За всю жизнь у де Кунинга не было, пожалуй, друга ближе Аршила Горки, беженца-армянина, с которым он познакомился в 1929 году. В Нью-Йорке в годы Великой депрессии – когда, по словам Денби, «все пили кофе и никто не выставлял своих картин» – они на пару снимали студию и были практически неразлучны. Оба не имели за душой ни гроша и даже этим бравировали. «Я на мели», – любил повторять де Кунинг. Они без конца говорили о современном искусстве. Они вместе стоически переносили зимние холода и с надменностью членов избранного клуба (в который никого, кроме себя, не допускали) просто не замечали полнейшего равнодушия зрителей к их творческим усилиям. В конце 1930-х они даже подрядились вместе расписывать стену в одном ресторане в Нью-Джерси. Когда в мастерской собирались посторонние – поговорить с де Кунингом, – Горки молчал, словно воды в рот набрав. Однажды речь зашла о том, как несправедлива участь художника в Америке. «Каждому было что сказать по этому поводу, и каждый говорил, – вспоминал Денби, – и в конце концов воцарилась скорбная тишина. И вдруг откуда-то из-под стола донесся глубокий, низкий голос Аршила Горки: „Я вот девятнадцать лет мыкаюсь в Америке“. Все покатились со смеху. Стенать расхотелось. Горки верно подметил, что справедливость тут ни при чем – такая у них судьба, и все от души над собой посмеялись».
Когда дело касалось искусства, Горки был безжалостен и ничьих чувств не щадил. Он ставил себе высокую планку и хорошо понимал разницу между подлинным искусством и его имитацией. («Ага, у тебя, значит, свои мыслишки имеются!» – сказал он, впервые увидев работу де Кунинга. «Почему-то, – вспоминал де Кунинг, – в этом не слышалось похвалы».)
На протяжении 1930-х годов Горки, с его расточительно-щедрым, благородным, рыцарским отношением к искусству, служил надежным ориентиром де Кунингу, который привык смотреть на него как на старшего брата. И неудивительно, что многие критики отмечают связь – ее так и хочется назвать братской – между изысканным «Автопортретом с воображаемым братом» де Кунинга и знаменитым, пронзительным полотном Горки «Художник и его мать». Эта картина, существующая в двух родственных вариантах, написана по фотографии 1912 года: на ней будущий художник запечатлен вместе с родившей и вскормившей его женщиной. Фотографию послали отцу мальчика, который несколькими годами раньше эмигрировал в Америку, – возможно, как напоминание о его армянской семье, как кроткую просьбу не забывать их там, на чужой стороне. (Он и в самом деле встретил в Штатах другую женщину и завел с ней вторую семью.) В страшные годы геноцида армян их город был окружен, а население депортировали – отправили маршем смерти в Сирийскую пустыню. В 1919 году мать Горки умерла от голода на руках у сына. Добравшись до Соединенных Штатов, Горки нашел в доме отца, в ящике комода, забытую фотографию и положил ее в основу двух вариантов картины «Художник и его мать».

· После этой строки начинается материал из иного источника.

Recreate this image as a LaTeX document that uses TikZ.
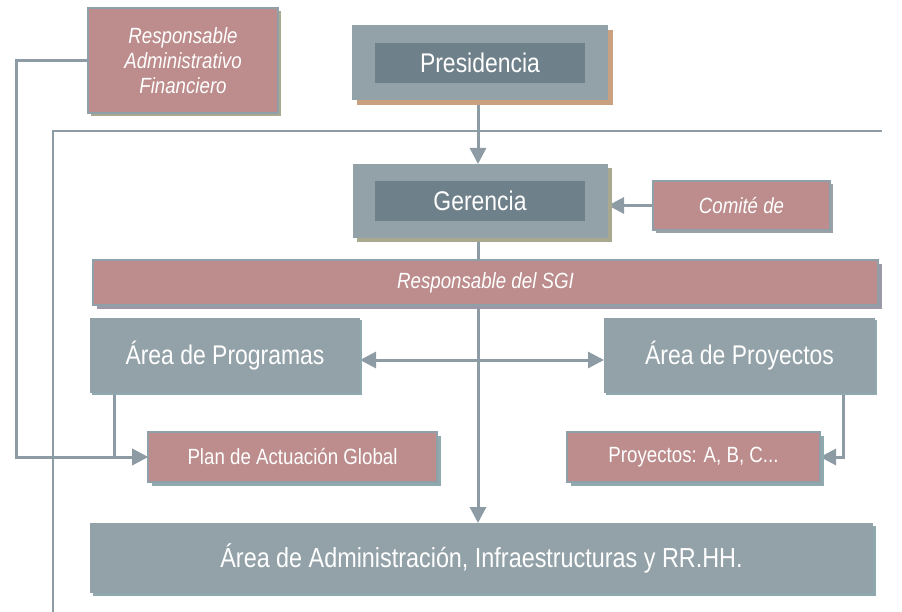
\documentclass[tikz,border=0pt]{standalone}
\usepackage{fontspec}
\setmainfont{Liberation Sans}[FakeStretch=0.85]
\usetikzlibrary{arrows.meta,shadows,backgrounds}
\definecolor{boxgray}{HTML}{93A2A8}
\definecolor{innergray}{HTML}{6E8089}
\definecolor{pinkbox}{HTML}{BD8C8C}
\definecolor{bordergray}{HTML}{8FA0A8}
\definecolor{lnc}{HTML}{8D9CA4}
\definecolor{tanshadow}{HTML}{C9A181}
\definecolor{oliveshadow}{HTML}{A8A98F}
\definecolor{purpshadow}{HTML}{9C98A8}
\definecolor{grayshadow}{HTML}{9AA2A8}
\definecolor{tealshadow}{HTML}{8FA9AE}
\tikzset{
  base/.style={rectangle, inner sep=0pt, outer sep=0pt, text=white, align=center},
  graybox/.style={base, fill=boxgray},
  innerbox/.style={base, fill=innergray, font=\fontsize{27}{30}\selectfont},
  pinkb/.style={base, fill=pinkbox, draw=bordergray, line width=2pt},
  shad/.style 2 args={drop shadow={fill=#1, opacity=1, shadow xshift=#2pt, shadow yshift=-#2pt}},
  bigtxt/.style={font=\fontsize{27}{30}\selectfont},
  smalltxt/.style={font=\fontsize{22}{25}\selectfont},
  smallit/.style={font=\fontsize{22}{25}\selectfont\itshape},
  conn/.style={draw=lnc, line width=3pt, -{Triangle[length=16pt,width=16pt]}},
  conn2/.style={draw=lnc, line width=3pt, {Triangle[length=16pt,width=16pt]}-{Triangle[length=16pt,width=16pt]}},
  framel/.style={draw=lnc, line width=2pt},
}
\begin{document}
\begin{tikzpicture}[x=1pt,y=-1pt]
\useasboundingbox (0,0) rectangle (902,612);
% nodes
\node[pinkb, shad={oliveshadow}{3}, smallit, minimum width=190pt, minimum height=105pt] (raf) at (183,60.5) {Responsable\\Administrativo\\Financiero};
\node[graybox, shad={tanshadow}{5}, minimum width=256pt, minimum height=75pt] (pres) at (480,62.5) {};
\node[innerbox, minimum width=210pt, minimum height=40pt] (presi) at (480,63) {Presidencia};
\node[graybox, shad={oliveshadow}{4}, minimum width=255pt, minimum height=74pt] (ger) at (480.5,201) {};
\node[innerbox, minimum width=210pt, minimum height=40pt] (geri) at (480,201) {Gerencia};
\node[pinkb, shad={grayshadow}{3}, smallit, minimum width=177pt, minimum height=49pt] (com) at (741.5,205.5) {Comité de};
\node[pinkb, shad={purpshadow}{4}, smallit, minimum width=785pt, minimum height=45pt] (sgi) at (485.5,282.5) {Responsable del SGI};
\node[graybox, shad={tealshadow}{2}, bigtxt, minimum width=270pt, minimum height=75pt] (prog) at (225,355.5) {Área de Programas};
\node[graybox, shad={tealshadow}{2}, bigtxt, minimum width=271pt, minimum height=75pt] (proy) at (739.5,355.5) {Área de Proyectos};
\node[pinkb, shad={tealshadow}{4}, smalltxt, minimum width=289pt, minimum height=50pt] (plan) at (292.5,457) {Plan de Actuación Global};
\node[pinkb, shad={tealshadow}{4}, smalltxt, minimum width=253pt, minimum height=50pt] (pabc) at (693.5,457) {Proyectos: A, B, C...};
\node[graybox, shad={tealshadow}{3}, font=\fontsize{27.5}{30}\selectfont, minimum width=783pt, minimum height=70pt] (adm) at (481.5,558) {Área de Administración, Infraestructuras y RR.HH.};
% helper coordinates
\coordinate (lc) at (16,0);
\coordinate (f1) at (882,131);
\coordinate (f2) at (53,131);
\coordinate (f3) at (53,612);
\coordinate (cx) at (478,0);
\begin{pgfonlayer}{background}
\draw[framel] (f1) -- (f2) -- (f3);
\draw[conn] (raf.west) -- (raf.west -| lc) -- (lc |- plan.west) -- (plan.west);
\draw[conn] ([xshift=24pt]prog.south west) |- (plan.west);
\draw[conn] ([xshift=-32pt]proy.south east) |- (pabc.east);
\draw[conn] (pres.south -| cx) -- (ger.north -| cx);
\draw[conn] (com.west) -- (com.west -| ger.east);
\draw[conn] (ger.south -| cx) -- (adm.north -| cx);
\draw[conn2] ([yshift=-4.5pt]prog.east) -- ([yshift=-4.5pt]prog.east -| proy.west);
\end{pgfonlayer}
\end{tikzpicture}
\end{document}
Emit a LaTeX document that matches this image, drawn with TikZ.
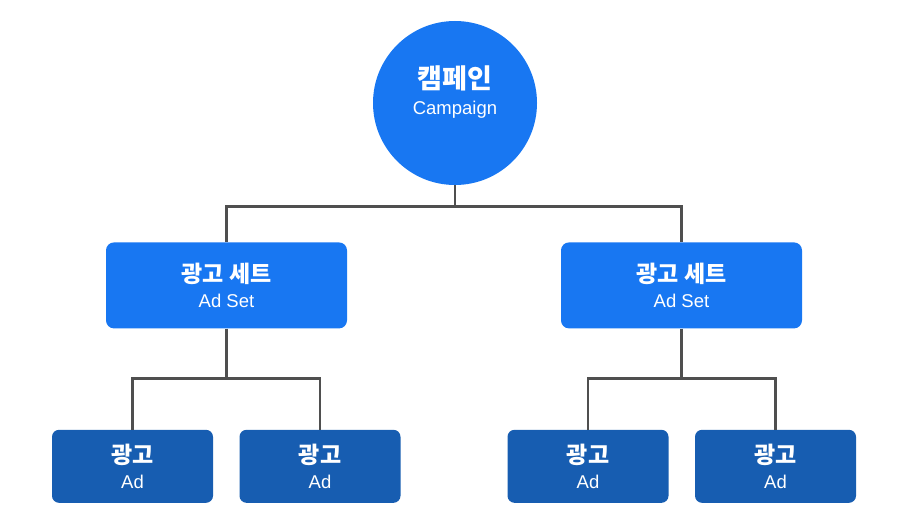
\documentclass[tikz,border=0pt]{standalone}
\usepackage{fontspec}
\setmainfont{Liberation Sans}
\newfontfamily\kofont{Noto Sans CJK KR}
\usetikzlibrary{positioning}
\definecolor{fbblue}{HTML}{1877F2}
\definecolor{addark}{HTML}{175DB1}
\definecolor{linkgray}{HTML}{4F4F4F}
\newcommand{\kotitle}[2][23]{{\kofont\bfseries\fontsize{#1}{25}\selectfont #2}}
\newcommand{\entitle}[1]{{\fontsize{18.5}{25}\selectfont #1}}
\begin{document}
\begin{tikzpicture}[x=1pt,y=1pt,
		campaign/.style={circle,fill=fbblue,minimum size=164pt,inner sep=0pt,text=white,align=center,text depth=25pt,font=\fontsize{18.5}{26}\selectfont},
		adset/.style={rectangle,rounded corners=8pt,fill=fbblue,minimum width=241pt,minimum height=86pt,inner sep=0pt,text=white,align=center,font=\fontsize{18.5}{25}\selectfont},
		adbox/.style={rectangle,rounded corners=7pt,fill=addark,minimum width=161pt,minimum height=73pt,inner sep=0pt,text=white,align=center,font=\fontsize{18.5}{25}\selectfont},
		link/.style={draw=linkgray,line width=2.8pt}]
				\useasboundingbox (0,0) rectangle (909,515);
				\node[campaign](camp) at (455,412){\kotitle[27]{캠페인}\\\entitle{Campaign}};
				\coordinate[below=21pt of camp](j1);
				\node[adset,below=57pt of camp,xshift=-228.5pt](setL){\kotitle{광고 세트}\\\entitle{Ad Set}};
				\node[adset,below=57pt of camp,xshift=226.5pt](setR){\kotitle{광고 세트}\\\entitle{Ad Set}};
				\coordinate[below=50pt of setL](j2L);
				\coordinate[below=50pt of setR](j2R);
				\node[adbox,below=101pt of setL,xshift=-94pt](adL1){\kotitle{광고}\\\entitle{Ad}};
				\node[adbox,below=101pt of setL,xshift=93.5pt](adL2){\kotitle{광고}\\\entitle{Ad}};
				\node[adbox,below=101pt of setR,xshift=-93.5pt](adR1){\kotitle{광고}\\\entitle{Ad}};
				\node[adbox,below=101pt of setR,xshift=94pt](adR2){\kotitle{광고}\\\entitle{Ad}};

				\draw[link] (camp) -- (j1);
				\draw[link] (j1) -| (setL);
				\draw[link] (j1) -| (setR);
				\draw[link] (setL) -- (j2L);
				\draw[link] (j2L) -| (adL1);
				\draw[link] (j2L) -| (adL2);
				\draw[link] (setR) -- (j2R);
				\draw[link] (j2R) -| (adR1);
				\draw[link] (j2R) -| (adR2);
			\end{tikzpicture}
\end{document}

Обе работы – рисунок де Кунинга и полотно Горки – двойные портреты. Персонажи обеих смотрят на зрителя печальными застывшими глазами, в которых навсегда поселилась боль утраты.
Для де Кунинга Горки был воплощением принципиальности и неподкупности. Каково же было его разочарование, когда после десяти лет тесной дружбы он вдруг осознал, что его верный товарищ и соратник втайне лелеет тщеславные мечты. В начале 1941 года через де Кунинга и его будущую жену Элен Фрид Горки познакомился с Агнес Магрудер, дочерью адмирала. Они полюбили друг друга и в том же году поженились. Горки неожиданно начал вращаться в нью-йоркском высшем свете, тогда как де Кунинг по-прежнему влачил существование никому не известного полунищего художника. Контраст был слишком разителен, и Горки дал слабину – по сути отвернулся от де Кунинга, предпочтя ему лощеных европейских сюрреалистов, наводнивших Нью-Йорк в годы Второй мировой войны.